Many planters took an exacting rather than conciliatory, approach to their apprentices. They insisted that people who demanded their freedom should be deprived of the ‘indulgences of slavery’. Some planters also defied the Emancipation Act, by withholding customary privileges no specifically required by the statute. In slave times, women who had borne six children were universally exempted from field labour. Many of these women were recalled to the field when apprenticeship began. Additionally, in Jamaica it had been routine for slaves to be granted weekly allowances of herrings and salt fish, and at the end of harvest, and at Christmas they were granted oatmeal, flour, sugar rum, and additional clothing. Although the extent of these allowances had varied from estate to estate, after 1st August 1834, some planters abandoned them altogether.
In order to provide food for his family an apprentices had to work on his provision grounds. Work was usually carried out after the apprentice had served his daily allowance of time on the estate. The planters also attempted to restrict the ability of their apprentices to find more remunerative employment elsewhere in their free time. Some of the planters’ actions were designed to reduce the amount of time at the apprentices’ disposal. In some cases they were given provision grounds at long distances (approximately eight to ten miles) from their huts, so that much valuable time would be used merely going to and from their work. Most planters, when they brought charges against their apprentices, preferred such punishments as might be awarded to be given in lashes or in forfeiture of time to the estate; in the one case not diminishing the estate labouring time, and in the other, actually increasing it. In addition, planters gave the apprentices most unfertile and tough grounds for cultivation.
The classification of apprentices and the valuation of those who wish to purchase their freedom were dealt with firmly. This was because apprenticeship for non- praedials (slaves not normally engaged in agricultural labour) was scheduled to end two years before praedials or field workers were to be freed. Planters therefore misinterpreted the status of non-praedials in the hope of retaining their services for the extended period. Insubordinate domestics were threatened with demotion to the field. Tradesmen complained that masters compelled them to perform agricultural labour in order to register them as field hands.

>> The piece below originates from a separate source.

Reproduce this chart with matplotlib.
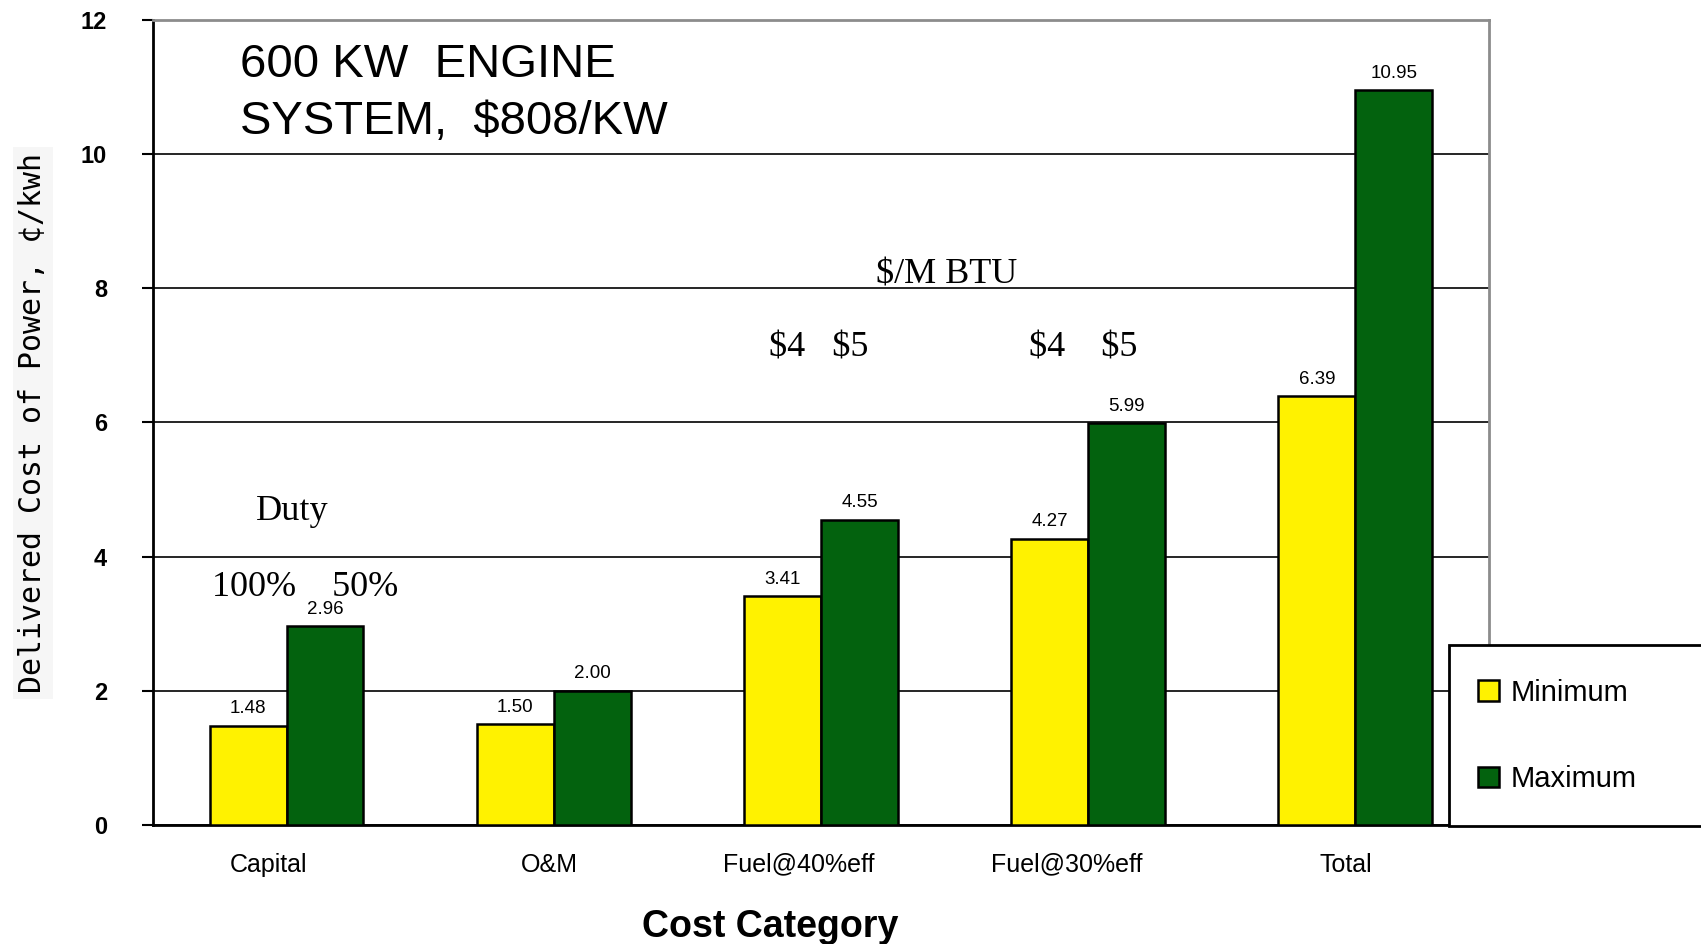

Abolition acts entitled apprentices to buy their freedom at a fair valuation of the unexpired term of their apprenticeship, but planters commonly impeded this procedure by rendering exorbitant appraisements upon their servants. Since appraisement tribunals normally comprised two planters in addition to an independent judge, biased decisions were the rule. Industrious apprentices were penalised by the system of valuation. Value was determined by the apprentices’ age, strength, skills, and general worth. Strong, accomplished, reliable apprentices, the people most likely to seek appraisement were valued much more highly than their idle or unproductive counterparts, and the inflated valuations which the planters placed on them bore no relation to the wages offered for the extra work they performed. Domestics and tradesmen constituted a large percentage of those seeking manumission by purchase. Women were more numerous than men. In all colonies the number of apprentices who appealed for valuation was relatively low, and as the time for freedom approached, the incentive to expend one’s savings to purchase a premature release diminished.
The prime fault of the apprenticeship system was that it attempted an impossible compromise between slavery and freedom. It involved the continuation of many features of slavery such as forced labour, the undefined distribution of indulgences and allowances and the restricted mobility of the labour for wages and competition between employers for labour. In addition, apprentices did not work as industriously during their hours of free labour on the plantation as compared to during hours of paid labour. As a result of these occurrences, apprenticeship was not allowed to run its full lease of life. In March 1838 the Colonial Office, guided by a trinity of humanitarians, Glenelg, Stepen, and Taylor, decided that apprenticeship must go. The planters were informed that artisans (coopers, masons, carpenters and the like) were non-praedials, and so must be set free on August 1st, 1838. To work the estates without theses would be difficult. The next month the Emancipation Act was amended to give the governors and stipendiary magistrates greater powers. The colonies decided one by one to do away altogether with apprenticeship and on August 1st, 1838, 715,000 Negroes were set free.